Il territorio acquisito dalla società si estendeva in gran parte su quell’intricato e efficace dedalo di cunicoli che gli antichi romani avevano ricavato nel cuore delle colline, per raccogliere l’acqua. Un’acqua, ricorda Vittorio, freschissima e che bastava abbondantemente alle esigenze delle settanta-ottanta famiglie, all’epoca molto numerose, che vivevano nella zona. Una zona ubertosa e coltivata, come le due vallate che guardavano Zannone, ora ricoperte di terriccio e pietre e che alla base conteneva una spiaggetta che poteva ospitare in sicurezza almeno otto barche di pescatori.

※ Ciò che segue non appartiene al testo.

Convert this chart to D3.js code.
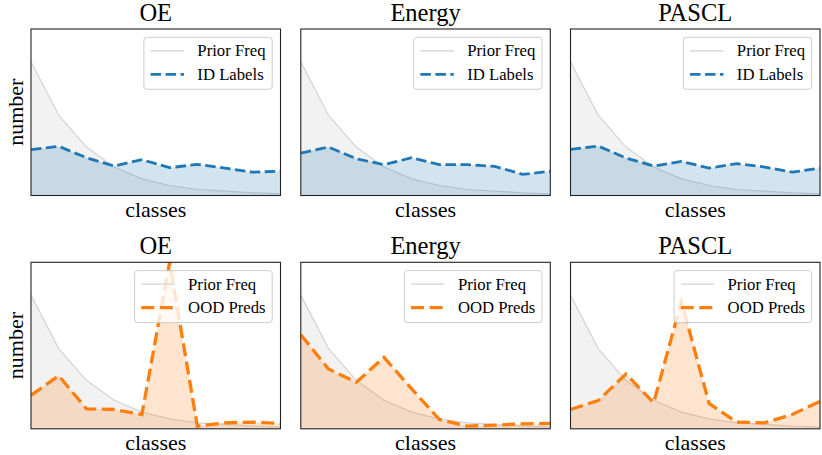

Certo non fu tutto negativo, aggiunge ancora Vittorio. Oltre alla garanzia di un lavoro continuo, ci furono molte iniziative sociali come l’asilo, il dopolavoro, i doni nelle festività ai figli degli operai. Ma quante sofferenze, alle quali partecipavano in numero di alcune centinaia anche le donne. Donne impiegate in lavori maschili e faticosissimi.

Gli chiediamo cosa pensa si debba fare per il futuro di questa zona così devastata. “Io penso che tutto il terreno che è stato impiegato per riempire un laghetto artificiale debba essere rimosso. Il porto, di cui questa parte dell’isola ha bisogno, è già predisposto naturalmente. Un porto, benché piccolo, ben protetto e che si incunea nel promontorio di Forte Papa verso la località La Piana. Risanare e costruire un approdo in questa zona di Ponza oltre a rappresentare una necessità per l’armonico sviluppo dell’isola, rappresenterebbe anche una sorta di risarcimento a tutta quella gente che qui visse e soffrì per anni. Un porto, beninteso, non in mano a pochi privati speculatori, ma dato alla fruibilità dell’intera popolazione. Questo forse è un sogno, ma per chi come me ha lavorato su quelle terre calcinate, rappresenterebbe non solo una sogno realizzarlo, ma un riscatto della mia gente”.